═════ DATASET RECORDS ═════
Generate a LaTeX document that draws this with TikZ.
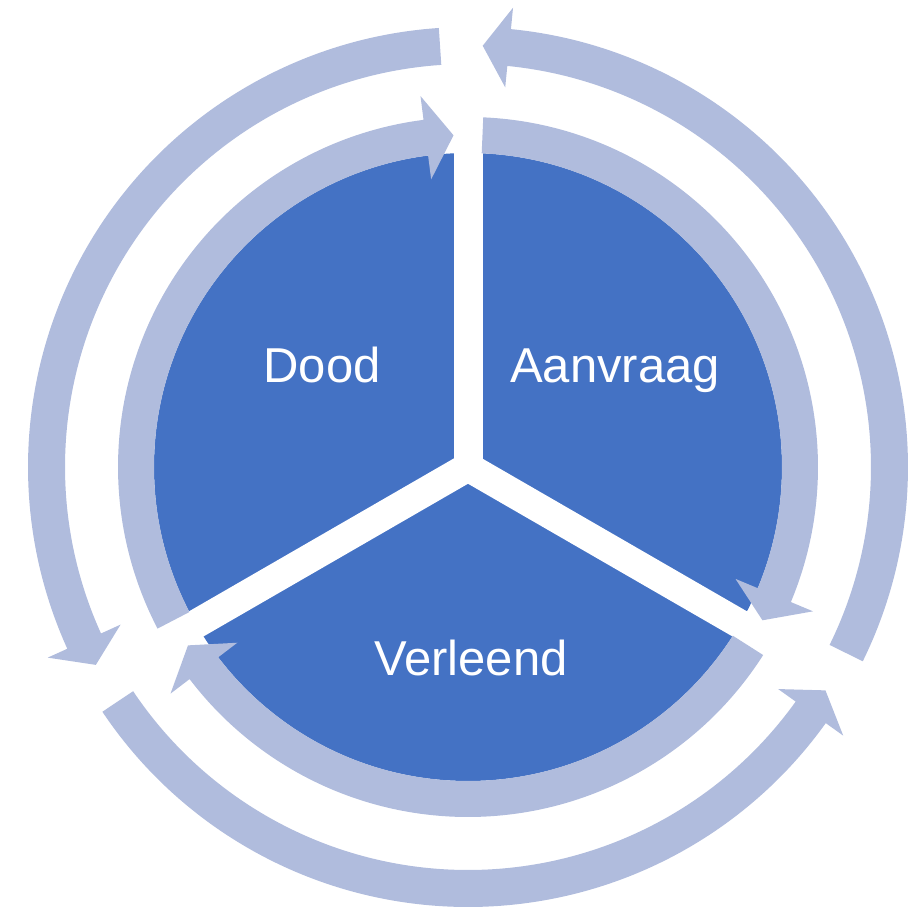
\documentclass[tikz,border=0pt]{standalone}
\usepackage{fontspec}
\setmainfont{Liberation Sans}
\definecolor{pieblue}{RGB}{68,114,196}
\definecolor{ringblue}{RGB}{176,188,221}
% start angle, head base angle, tip angle, mid radius, half shaft, half head
\newcommand{\ringarrow}[6]{%
  \fill[ringblue] ({#1}:{#4-#5}) arc[start angle={#1}, end angle={#2}, radius={#4-#5}]
    -- ({#2}:{#4-#6}) -- ({#3}:{#4}) -- ({#2}:{#4+#6}) -- ({#2}:{#4+#5})
    arc[start angle={#2}, end angle={#1}, radius={#4+#5}] -- cycle;}

\begin{document}
\begin{tikzpicture}
  [x=1pt,y=1pt,every node/.style={text=white,anchor=base,font=\fontsize{49}{49}\selectfont}]
  \useasboundingbox (-468,-444) rectangle (450,467);
  \fill[pieblue] (0,0) circle (314);
  \foreach \a in {90,210,330}
    \draw[white,line width=29] (0,0) -- (\a:318);

  % inner ring, clockwise
  \foreach \s/\b/\t in {207.5/97.3/92.5, 87.5/-22.7/-27.5, -32.5/-142.7/-147.5}
    \ringarrow{\s}{\b}{\t}{332}{18}{42};
  % outer ring, counter clockwise
  \foreach \s/\b/\t in {-26.2/84.4/88, 93.8/204.4/208, 213.8/324.4/328}
    \ringarrow{\s}{\b}{\t}{421.5}{18.5}{40};

  \node (dood) at (-146,85) {Dood};
  \node (aanvraag) at (147,85) {Aanvraag};
  \node (verleend) at (3,-208) {Verleend};
\end{tikzpicture}
\end{document}
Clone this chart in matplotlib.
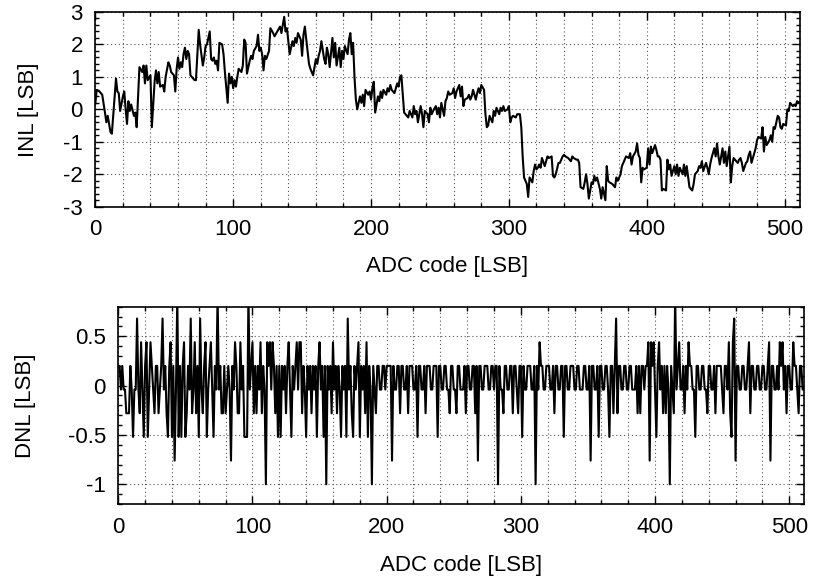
═════
**REQUEST**
Leave the pictures out and write out every entry exactly as given.

**TASK ANSWER**
Generate a LaTeX document that draws this with TikZ.
\documentclass[tikz,border=0pt]{standalone}
\usepackage{fontspec}
\setmainfont{Liberation Sans}
\definecolor{pieblue}{RGB}{68,114,196}
\definecolor{ringblue}{RGB}{176,188,221}
% start angle, head base angle, tip angle, mid radius, half shaft, half head
\newcommand{\ringarrow}[6]{%
  \fill[ringblue] ({#1}:{#4-#5}) arc[start angle={#1}, end angle={#2}, radius={#4-#5}]
    -- ({#2}:{#4-#6}) -- ({#3}:{#4}) -- ({#2}:{#4+#6}) -- ({#2}:{#4+#5})
    arc[start angle={#2}, end angle={#1}, radius={#4+#5}] -- cycle;}

\begin{document}
\begin{tikzpicture}
  [x=1pt,y=1pt,every node/.style={text=white,anchor=base,font=\fontsize{49}{49}\selectfont}]
  \useasboundingbox (-468,-444) rectangle (450,467);
  \fill[pieblue] (0,0) circle (314);
  \foreach \a in {90,210,330}
    \draw[white,line width=29] (0,0) -- (\a:318);

  % inner ring, clockwise
  \foreach \s/\b/\t in {207.5/97.3/92.5, 87.5/-22.7/-27.5, -32.5/-142.7/-147.5}
    \ringarrow{\s}{\b}{\t}{332}{18}{42};
  % outer ring, counter clockwise
  \foreach \s/\b/\t in {-26.2/84.4/88, 93.8/204.4/208, 213.8/324.4/328}
    \ringarrow{\s}{\b}{\t}{421.5}{18.5}{40};

  \node (dood) at (-146,85) {Dood};
  \node (aanvraag) at (147,85) {Aanvraag};
  \node (verleend) at (3,-208) {Verleend};
\end{tikzpicture}
\end{document}
Clone this chart in matplotlib.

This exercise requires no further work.